La question de l’origine du monothèisme est du plus grand intérêt historique, quoique de peu de portée en pratique. Shahak rappelait (Histoire juive, religion juive) que ce n’est que tardivement qu’il devint évident ; et il rappelait aussi que le judaïsme rabbinique actuel n’est pas celui de la Bible :
Ce qui nous occupe ici, cependant, ce n’est pas le judaïsme biblique, mais le “classique” ; or, il est clair, même si cela est bien moins compris, que lui aussi, durant ses quelques dernières centaines d’années, s’est dans l’ensemble éloigné du pur monothéisme. On peut en dire de même du corps de doctrine effectivement dominant dans le judaïsme orthodoxe d’aujourd’hui, qui est la continuation directe du judaïsme classique. La désagrégation du monothéisme commence aux XIIe et XIIIe siècles avec le développement de la mystique juive (la cabale [ou Kabbale]) ; à la fin du XVIe siècle, celle-ci aura conquis, à peu près, tous les centres du judaïsme. C’est contre ce mysticisme et son influence, plus que contre toute autre chose, que la Haskalah (le mouvement des Lumières juif), née de la crise du judaïsme classique, eut à engager le combat ; et pourtant, dans l’orthodoxie juive actuelle, surtout chez les rabbins, la cabale a conservé sa prédominance. Le mouvement Gouch Émounim, par exemple, s’inspire dans une grande mesure d’idées cabalistiques.

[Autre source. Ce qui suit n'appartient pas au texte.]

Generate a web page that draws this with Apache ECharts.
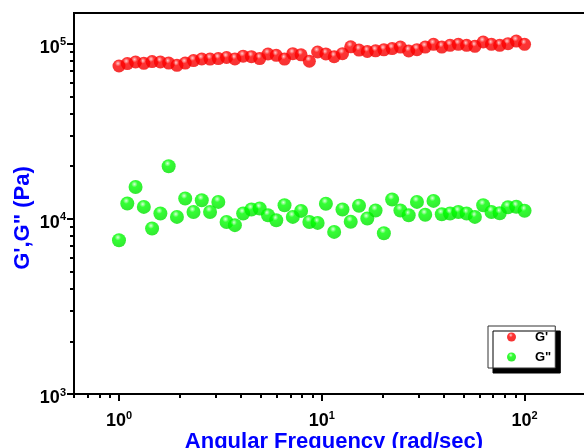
<!DOCTYPE html>
<html>
<head>
<meta charset="utf-8">
<script src="https://cdn.jsdelivr.net/npm/echarts@6/dist/echarts.min.js"></script>
<style>
  html, body { margin: 0; padding: 0; background: #fff; }
  #chart { width: 584px; height: 448px; }
</style>
</head>
<body>
<div id="chart"></div>
<script>
// Angular frequency sweep (rad/sec), log spaced from 1 to 100
const frequency = [
  1, 1.099, 1.207, 1.326, 1.456, 1.600, 1.758, 1.931, 2.121, 2.330,
  2.560, 2.812, 3.089, 3.393, 3.728, 4.095, 4.498, 4.942, 5.429, 5.964,
  6.551, 7.197, 7.906, 8.685, 9.541, 10.48, 11.51, 12.65, 13.89, 15.26,
  16.77, 18.42, 20.24, 22.23, 24.42, 26.83, 29.47, 32.37, 35.56, 39.07,
  42.92, 47.15, 51.79, 56.90, 62.51, 68.66, 75.43, 82.86, 91.03, 100
];

// Storage modulus G' (Pa)
const storageModulus = [
  74700, 77090, 78730, 77390, 79150, 78730, 77590, 75400, 77590, 80200,
  81900, 81800, 82350, 83530, 81900, 85070, 84500, 82350, 87450, 85980,
  81800, 87900, 86540, 79520, 89790, 87570, 84400, 87900, 96140, 92170,
  90380, 91200, 92420, 93890, 95880, 90980, 92660, 95880, 99340, 95880,
  98040, 99340, 98040, 96770, 102400, 99340, 98040, 100250, 103750, 99340
];

// Loss modulus G" (Pa)
const lossModulus = [
  7560, 12240, 15220, 11710, 8815, 10740, 19990, 10270, 13070, 10960,
  12790, 10960, 12510, 9610, 9210, 10740, 11320, 11470, 10500, 9830,
  11970, 10270, 11110, 9610, 9490, 12210, 8430, 11320, 9640, 11900,
  10050, 11170, 8290, 12900, 11170, 10500, 12510, 10570, 12670, 10640,
  10740, 10960, 10740, 10270, 11970, 10960, 10780, 11660, 11740, 11140
];

const seriesNames = ["G'", 'G"'];

// Axis ticks
const xMajorTicks = [1, 10, 100];
const xMinorTicks = [0.6, 0.7, 0.8, 0.9, 2, 3, 4, 5, 6, 7, 8, 9, 20, 30, 40, 50, 60, 70, 80, 90, 200];
const yMajorTicks = [1000, 10000, 100000];
const yMinorTicks = [2000, 3000, 4000, 5000, 6000, 7000, 8000, 9000,
                     20000, 30000, 40000, 50000, 60000, 70000, 80000, 90000];

const FONT = '"Liberation Sans", Arial, sans-serif';
const TITLE_BLUE = '#0000ff';

function powerLabel(v) {
  return '{b|10}{s|' + Math.round(Math.log10(v)) + '}';
}

const labelRich = {
  b: { fontFamily: FONT, fontSize: 18, fontWeight: 'bold', color: '#000', lineHeight: 22 },
  s: { fontFamily: FONT, fontSize: 11, fontWeight: 'bold', color: '#000', lineHeight: 11, verticalAlign: 'top' }
};

function ball(base, light, edge) {
  return {
    type: 'radial', x: 0.42, y: 0.3, r: 0.75,
    colorStops: [
      { offset: 0, color: light },
      { offset: 0.3, color: base },
      { offset: 1, color: edge }
    ]
  };
}

const chart = echarts.init(document.getElementById('chart'), null, { renderer: 'canvas' });

chart.setOption({
  animation: false,
  backgroundColor: '#fff',
  grid: {
    left: 74, top: 13, width: 520, height: 381,
    outerBoundsMode: 'none', containLabel: false,
    show: true, borderColor: '#000', borderWidth: 2, backgroundColor: 'transparent'
  },
  xAxis: [
    {
      type: 'log', logBase: 10, min: 0.6, max: 220, position: 'bottom',
      name: 'Angular Frequency (rad/sec)', nameLocation: 'middle', nameGap: 37, nameMoveOverlap: false,
      nameTextStyle: { fontFamily: FONT, fontSize: 22, fontWeight: 'bold', color: TITLE_BLUE },
      axisLine: { show: true, lineStyle: { color: '#000', width: 2 } },
      axisTick: { show: true, inside: false, length: 7, lineStyle: { color: '#000', width: 2 }, customValues: xMajorTicks },
      axisLabel: { show: true, margin: 16, customValues: xMajorTicks, formatter: powerLabel, rich: labelRich },
      splitLine: { show: false }
    },
    {
      type: 'log', logBase: 10, min: 0.6, max: 220, position: 'bottom',
      axisLine: { show: false },
      axisTick: { show: true, inside: false, length: 4, lineStyle: { color: '#000', width: 2 }, customValues: xMinorTicks },
      axisLabel: { show: false },
      splitLine: { show: false }
    }
  ],
  yAxis: [
    {
      type: 'log', logBase: 10, min: 1000, max: 150000, position: 'left',
      axisLine: { show: true, lineStyle: { color: '#000', width: 2 } },
      axisTick: { show: true, inside: false, length: 7, lineStyle: { color: '#000', width: 2 }, customValues: yMajorTicks },
      axisLabel: { show: true, margin: 8, padding: [8, 0, 0, 0], customValues: yMajorTicks, formatter: powerLabel, rich: labelRich },
      splitLine: { show: false }
    },
    {
      type: 'log', logBase: 10, min: 1000, max: 150000, position: 'left',
      axisLine: { show: false },
      axisTick: { show: true, inside: false, length: 4, lineStyle: { color: '#000', width: 2 }, customValues: yMinorTicks },
      axisLabel: { show: false },
      splitLine: { show: false }
    }
  ],
  legend: {
    orient: 'vertical', align: 'left', left: 488, top: 326,
    icon: 'circle', itemWidth: 9, itemHeight: 9, itemGap: 6,
    padding: [4, 4, 4, 19],
    backgroundColor: '#fff', borderColor: '#333', borderWidth: 1,
    shadowColor: '#000', shadowBlur: 0, shadowOffsetX: 5, shadowOffsetY: 5,
    textStyle: { fontFamily: FONT, fontSize: 13, fontWeight: 'bold', color: '#000', lineHeight: 14, padding: [0, 0, 0, 14] },
    data: seriesNames
  },
  graphic: [
    {
      type: 'text', x: 23, y: 218, rotation: Math.PI / 2,
      style: {
        text: 'G\',G" (Pa)', font: 'bold 22px ' + FONT, fill: TITLE_BLUE,
        align: 'center', verticalAlign: 'middle'
      }
    }
  ],
  series: [
    {
      name: seriesNames[0], type: 'scatter', xAxisIndex: 0, yAxisIndex: 0,
      symbol: 'circle', symbolSize: 13,
      itemStyle: { color: ball('#ff0000', '#ffc0c0', '#f00000') },
      data: frequency.map((f, i) => [f, storageModulus[i]])
    },
    {
      name: seriesNames[1], type: 'scatter', xAxisIndex: 0, yAxisIndex: 0,
      symbol: 'circle', symbolSize: 14,
      itemStyle: { color: ball('#00ff00', '#d0ffd0', '#00e000') },
      data: frequency.map((f, i) => [f, lossModulus[i]])
    }
  ]
});
</script>
</body>
</html>
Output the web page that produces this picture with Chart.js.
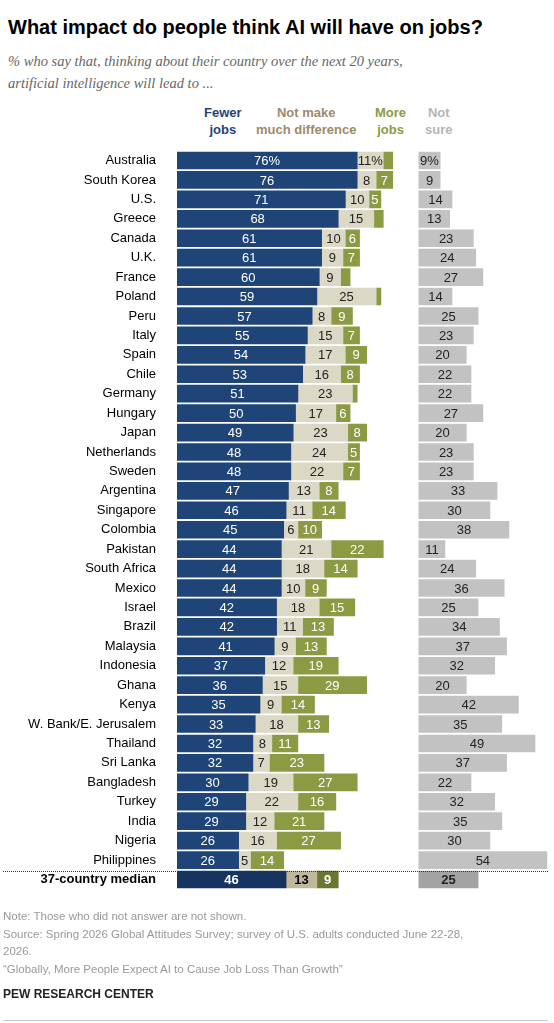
<!DOCTYPE html>
<html><head><meta charset="utf-8">
<script src="https://cdn.jsdelivr.net/npm/chart.js@4/dist/chart.umd.min.js"></script>
<style>
body{margin:0;width:554px;height:1023px;background:#fff;font-family:"Liberation Sans",Arial,sans-serif;position:relative;overflow:hidden}
.t{position:absolute;white-space:nowrap}
</style></head><body>
<div class="t" style="left:8px;top:16px;font-size:20px;font-weight:bold;color:#000">What impact do people think AI will have on jobs?</div>
<div class="t" style="left:8px;top:50px;font-size:14.5px;font-style:italic;color:#666;line-height:22px;font-family:'Liberation Serif',serif">% who say that, thinking about their country over the next 20 years,<br>artificial intelligence will lead to ...</div>
<div class="t" style="left:204px;top:104px;font-size:13px;font-weight:bold;color:#1f4478;text-align:center;line-height:17px">Fewer<br>jobs</div>
<div class="t" style="left:256px;top:104px;font-size:13px;font-weight:bold;color:#9d8a6a;text-align:center;line-height:17px">Not make<br>much difference</div>
<div class="t" style="left:375px;top:104px;font-size:13px;font-weight:bold;color:#8d9a44;text-align:center;line-height:17px">More<br>jobs</div>
<div class="t" style="left:425px;top:104px;font-size:13px;font-weight:bold;color:#b5b5b5;text-align:center;line-height:17px">Not<br>sure</div>
<div style="position:absolute;left:0;top:130px;width:554px;height:780px"><canvas id="c"></canvas></div>
<div style="position:absolute;left:3px;top:871px;width:545px;border-top:1px dotted #333"></div>
<div class="t" style="left:3px;top:908px;font-size:11.5px;color:#999;line-height:17.5px">Note: Those who did not answer are not shown.<br>Source: Spring 2026 Global Attitudes Survey; survey of U.S. adults conducted June 22-28,<br>2026.<br>“Globally, More People Expect AI to Cause Job Loss Than Growth”</div>
<div class="t" style="left:3px;top:987px;font-size:12px;font-weight:bold;color:#222">PEW RESEARCH CENTER</div>
<div style="position:absolute;left:3px;top:1020px;width:545px;border-top:1px solid #ccc"></div>
<script>
const categories=["Australia","South Korea","U.S.","Greece","Canada","U.K.","France","Poland","Peru","Italy","Spain","Chile","Germany","Hungary","Japan","Netherlands","Sweden","Argentina","Singapore","Colombia","Pakistan","South Africa","Mexico","Israel","Brazil","Malaysia","Indonesia","Ghana","Kenya","W. Bank/E. Jerusalem","Thailand","Sri Lanka","Bangladesh","Turkey","India","Nigeria","Philippines","37-country median"];
const fewerJobs=[76,76,71,68,61,61,60,59,57,55,54,53,51,50,49,48,48,47,46,45,44,44,44,42,42,41,37,36,35,33,32,32,30,29,29,26,26,46];
const noDifference=[11,8,10,15,10,9,9,25,8,15,17,16,23,17,23,24,22,13,11,6,21,18,10,18,11,9,12,15,9,18,8,7,19,22,12,16,5,13];
const moreJobs=[4,7,5,4,6,7,4,2,9,7,9,8,2,6,8,5,7,8,14,10,22,14,9,15,13,13,19,29,14,13,11,23,27,16,21,27,14,9];
const notSure=[9,9,14,13,23,24,27,14,25,23,20,22,22,27,20,23,23,33,30,38,11,24,36,25,34,37,32,20,42,35,49,37,22,32,35,30,54,25];
const GAP=102;
const last=categories.length-1;
const col=(n,m)=>categories.map((_,i)=>i===last?m:n);
const ds=[
 {data:fewerJobs.map(v=>[0,v]),vals:fewerJobs,backgroundColor:col("#1f4478","#173461"),txt:"#fff"},
 {data:noDifference.map((v,i)=>[fewerJobs[i],fewerJobs[i]+v]),vals:noDifference,backgroundColor:col("#dcd8c6","#c0b89a"),txt:"#222"},
 {data:moreJobs.map((v,i)=>[fewerJobs[i]+noDifference[i],fewerJobs[i]+noDifference[i]+v]),vals:moreJobs,backgroundColor:col("#8d9a44","#6b7730"),txt:"#fff",min:5},
 {data:notSure.map(v=>[GAP,GAP+v]),vals:notSure,backgroundColor:col("#c2c2c2","#a3a3a3"),txt:"#222"}
].map(d=>Object.assign(d,{barThickness:17,grouped:false,borderWidth:0}));
const labelPlugin={id:'lbl',afterDatasetsDraw(ch){const c=ch.ctx;ch.data.datasets.forEach((d,di)=>{ch.getDatasetMeta(di).data.forEach((el,i)=>{const v=d.vals[i];if(d.min&&v<d.min&&i!==last)return;let s=String(v);if(i===0)s+="%";c.save();c.font=(i===last?"bold ":"")+"13px 'Liberation Sans',Arial";c.fillStyle=(i===last&&di===1)?"#000":d.txt;c.textAlign="center";c.textBaseline="middle";const x0=Math.min(el.x,el.base),x1=Math.max(el.x,el.base);c.fillText(s,(x0+x1)/2,el.y+1);c.restore();});});}};
new Chart(document.getElementById('c'),{type:'bar',data:{labels:categories,datasets:ds},
options:{indexAxis:'y',responsive:true,maintainAspectRatio:false,animation:false,layout:{padding:0},
plugins:{legend:{display:false},tooltip:{enabled:false}},
scales:{x:{display:false,min:0,max:159},
y:{grid:{display:false},border:{display:false},afterFit(s){s.width=177;},
ticks:{padding:13,color:"#000",font:c=>({size:13,family:"'Liberation Sans',Arial",weight:c.index===last?'bold':'normal'})}}}},
plugins:[labelPlugin]});
</script></body></html>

La majorité des Juifs aujourd’hui sont athées, agnostiques ou indifférents, et la majorité de ceux qui se réclament d’une religion sont cabalistes, donc polythéistes.
Donc pour la fort intéressante question historique, on remarque que l’inexistence des dieux autres que le créateur de toute chose n’apparaît dans la Bible qu’avec certains des derniers prophètes. Toutefois on peut aussi considérer qu’elle était antérieurement implicite. Le recours à l’archéologie peut amener à nuancer cette dernière assertion, mais, en cherchant ainsi à savoir ce qu’il en était avant les premiers documents, on autorise la réplique selon laquelle tel ou tel état constituait déjà une altération ou une particularité d’une situation plus ancienne.
Un fort intéressant débat, dont le dernier mot n’est pas pour demain. Et c’est normal puisque l’histoire, science humaine, comme toute science est un débat sans fin.